The pre-July 4 rush to pass the Senate version of healthcare failed, and the bill is back in the shop for repairs. Senators and their constituents have time to pause and reflect before majority leader Mitch McConnell's next attempt to create a bill that satisfies 50 of the 52 Republican senators, allowing Vice President Pence to ride in on his white charger and cast the 51st vote. Here in Arizona, our focus is on senators Flake and McCain. Maybe they'll meet with constituents during the break and hear what people have to say, maybe not. Maybe they've been reading their emails and listening to their voicemails, maybe not. Maybe they've been looking at the way the bill is tanking in the polls, maybe . . . oh, hell, there's no maybe on this one, we know they've been reading the polls religiously.
Let me make a public plea to the two of them as they consider their options. Take a stand on health care. Draw a line in the sand. Tell us, "Here is what I demand from a bill. If it doesn't come up to my minimum standard, I'm voting No."

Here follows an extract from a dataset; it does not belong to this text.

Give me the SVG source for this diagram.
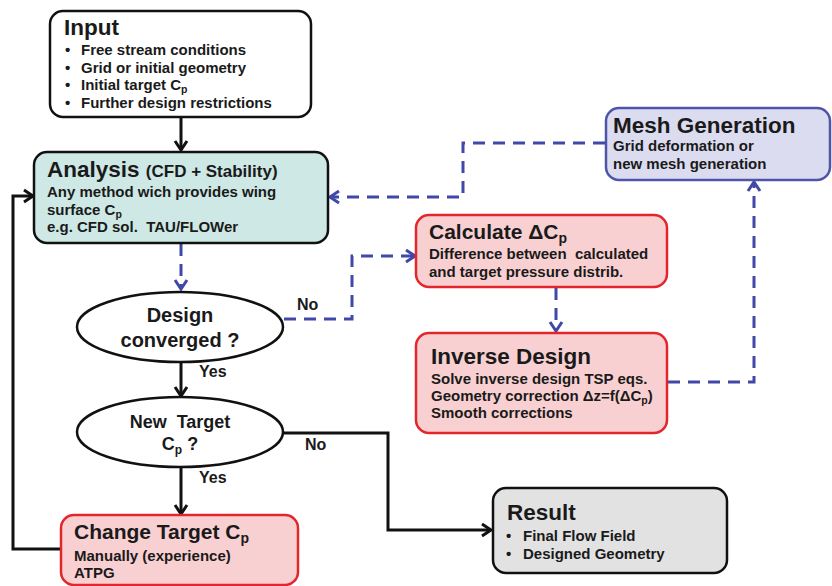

For two outspoken guys, Flake and McCain have been awfully quiet and mealy-mouthed about the health care bill. The number of senators who say they almost positively won't vote for the bill in its current form moves up and down, but it's somewhere around 8. Neither of our guys is among them. Both say they're studying the bill. Flake has hidden in the shadows. McCain, Mr. Straight Talk Express, who can't resist the lure of a microphone when it's put in front of him, swerved all over the road when he was asked the question.
"I've been talking with the governor (Republican Doug Ducey), and we're having conversations, and we will go through the whole bill together, and we will have time to discuss it and decide. ... Right now the governor's initial impression is that it's not helpful to his state. We're going to continue to have conversations, we're going to listen to the debate, and decide."
If the bill had come up for a vote this week and it was close, chances are McConnell could have counted on Flake and McCain to be Yes votes. "After considering the pros and cons, I decided this bill will be an overall positive . . ." blah, blah, blah. But it didn't come up for a vote, so now there's time to read the bill. There's time to pore over the analysis from the Congressional Budget Office. There's time for them to tell their constituents what must be added to or subtracted from the bill before they give it their approval.
Here's my suggestion to our two senators. Set a maximum number of people who will no longer have health insurance if Obamacare is replaced by GOPcare. The CBO said 18 million fewer people would have insurance by 2018 with the current version, and that number would go up to 22 million by 2026. Those numbers may be high or low, but they weren't written by Bernie Sanders or Elizabeth Warren. They came from CBO head Keith Hall, who worked in the Bush administration and was suggested for his current job by Tom Price, Trump's secretary of health and human services. His numbers may not be 100 percent accurate, but he can't be accused of being a partisan out to sabotage Republicans. And even if his numbers are too high by, say, 25 percent, it would still mean 13 to 16 million fewer people would have insurance than under Obamacare. The loss of insurance is inevitable. Anyone who can do basic arithmetic knows, if you give a $700 billion tax cut to the rich and take it out of health care, that's going to cut access.
So what's your top number, Jeff and John? Five million fewer with health insurance by 2026? Ten million? Fifteen million? You certainly can't think it's OK to add 22 million Americans to the list of the uninsured. That many more people one injury or illness away from financial ruin? That can't be acceptable, can it?
If I could only address one of our two senators, I'd talk to Jeff Flake. McCain loves to thrust out his chest and talk tough on the issues, but his usual M.O. is: Chest out, back down, chest out, back down. Flake, it seems to me, is less of a showboat. He looks to be a man with a genuine moral center. I may not agree with where his center is, but I think it's there. While McCain shrugs and moves on when he takes one for the team and casts a vote he disagrees with, I get the sense Flake agonizes over his decisions and feels guilty when he makes a political calculation that goes against his better judgement and his moral fiber. So I say to Senator Flake, where does your conscience draw the line? How many people are you willing to hurt by cutting off their access to health care before you say enough? Please let us know.